前一節寫鄧石如稱他是中國篆刻史上具有分界點意義的篆刻名家,原因很清楚,是因為鄧石如把印學研究的目光和印學取法的對象從「印內」轉向了「印外」,如果我們把眼光放到整個篆刻史,就會發覺他的重要性。

篆刻人物:吳讓之

(吳讓之畫像)

在鄧石如之前,人們致力於研究戰國古璽、宗法秦漢,師從宋元,篆刻取法的研究對象和師法的對象是都是「印章」之內的東西,即無論如何研究,眼界始終在前人刻的印章里打轉,而鄧石如第一次把「印章」之外的「書法」作為篆刻的取法對象,一方面開拓了印章的創作視野,另一方面,開創了」印從書出「的創作理念,解決了書法、印章一元化的創作過程,為後人的篆刻創作開出了新路,僅從這一點上來說,鄧石如是有劃時代和里程碑意義的。

但是,鄧石如的創新是探索性的,做為第一個提出「印從書出」創作理念的大篆刻家,他左衝右突,都在探索書法與篆刻的結合,既然是探索性質的,就有嘗試性的創造性動作,也自然就會有走彎路的一面,有不成熟的作品和創作理念,比如鄧石如的白文印,還有夾生不純的感覺,我們可以說「印從書出」理念雖然由鄧石如創造性的提出,但真正把「印從書出」理念最終發展至成熟完美境界的篆刻家卻是吳讓之。

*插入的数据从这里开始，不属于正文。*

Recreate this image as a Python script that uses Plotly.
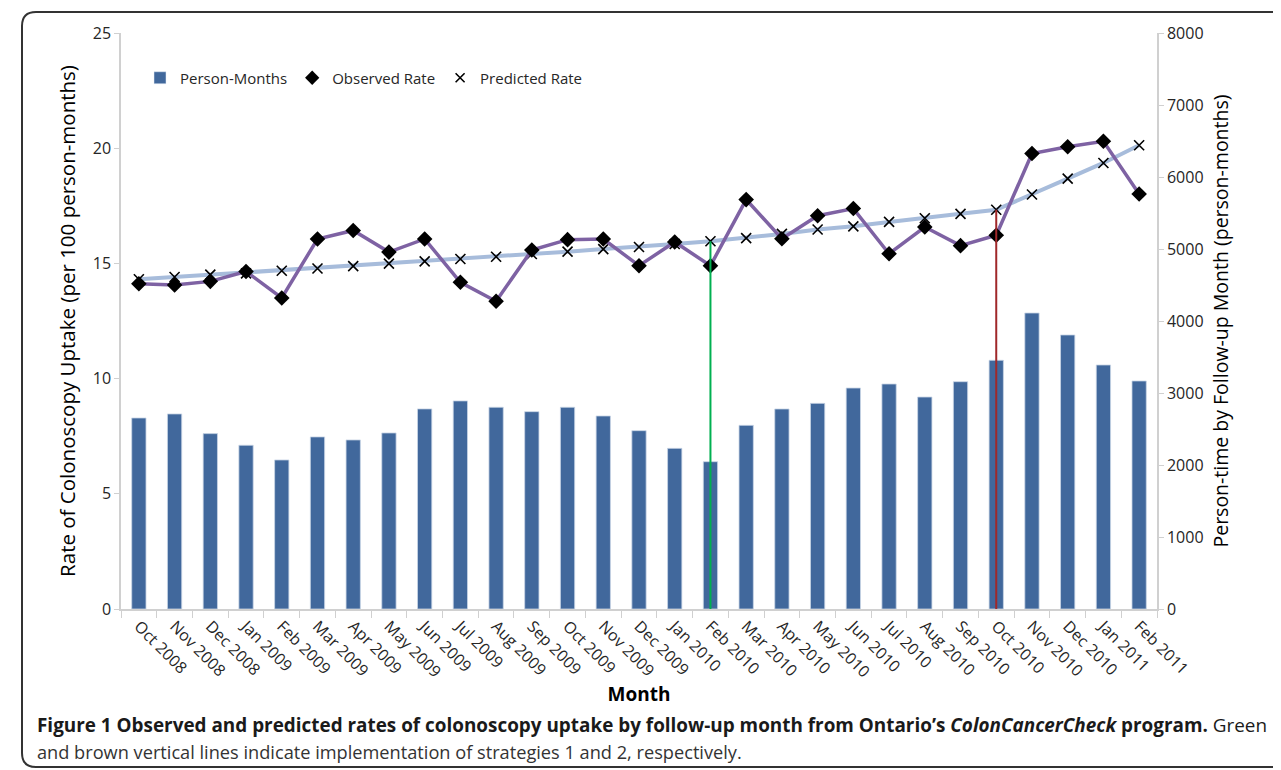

吳讓之,初名廷颺,後來更名熙載,字讓之,以字行,嘉慶四年(1799年)生於江蘇儀征,但他很快來到揚州,在揚州開始了他的賣字賣畫生涯,初到揚州,他與其他畫家一樣,多與僧人打交道,在揚州的火星廟、三祝庵、大准提寺,觀音庵都住過,吳讓之詩文功底很好,同時,吳讓之又善於刻竹,並且「極精」,被揚州淺刻藝人奉為鼻祖,又善於銘硯,曾續刻高鳳翰之《硯史》,吳讓之終生的所擅用的篆刻側鋒淺刻刀法大致也起源於此,吳讓之書法工四體書,還在經史方面著有《通鑒地理今釋》傳世,文史學養深厚,50歲之後又從鄭芹輔學畫,造詣亦深,與包世臣、王小梅、陳若木在揚州賣書賣畫,稱「包吳陳王」,這段時間鬧太平軍,吳讓之曾經到泰州住過一段時間,後太平軍敗,吳讓之又回揚州仍舊賣書賣畫直到同治9年死去,享年72歲。

據吳讓之自己在《吳讓之印存》自序所言:

「讓之弱令好弄,喜刻印章。十五乃見漢人作,悉心模仿十年。凡擬近代名工,亦務求肖乃(而)已。又五年,始見完白山人作,盡棄其學而學之。今年秋,稼孫自閩中來,問餘存稿,遂告以六十年刻印以萬計,未曾留一譜,自知不足存爾。就篋中自用者,印以求正。不值一笑。癸亥七月讓之記。」

一、深刻理解漢印

吳讓之顯然是很小的時候就開始刻印了。但最初他是沒有師從的,到了15歲的時候,他開始接觸漢印,在漢印上下了十年的功夫,也即他在25歲之前是不接觸近代印人的,就在漢印里討生活。這十年的漢印功夫是吳讓之篆刻堅固的基礎。吳讓之在漢印里學到了平方正直,學到了漢印的醇厚淵雅,我們有理由相信,就算最終吳讓之「始見完白山人作,盡棄其學而學之」時,他的漢印功底已深入骨髓,不是吳讓之一句「盡棄」就可以做到想扔就扔的。我們來看一下他的漢白文印格式的印章:

篆刻人物:吳讓之

(吳讓之刻「吳氏讓之」)

篆刻人物:吳讓之

(吳讓之刻「熙載之印」)

篆刻人物:吳讓之

(吳讓之刻「宛鄰弟子」)

顯然,這些漢白文印印式的印章文字變化多端,靈動活潑,線條起訖交待清楚,運行流暢,節律分明,既有書寫意趣(這是吳讓之學習鄧石如「印從書出」的原因),同時又有濃郁的金石韻味(這是吳讓之學漢印日久的原因)。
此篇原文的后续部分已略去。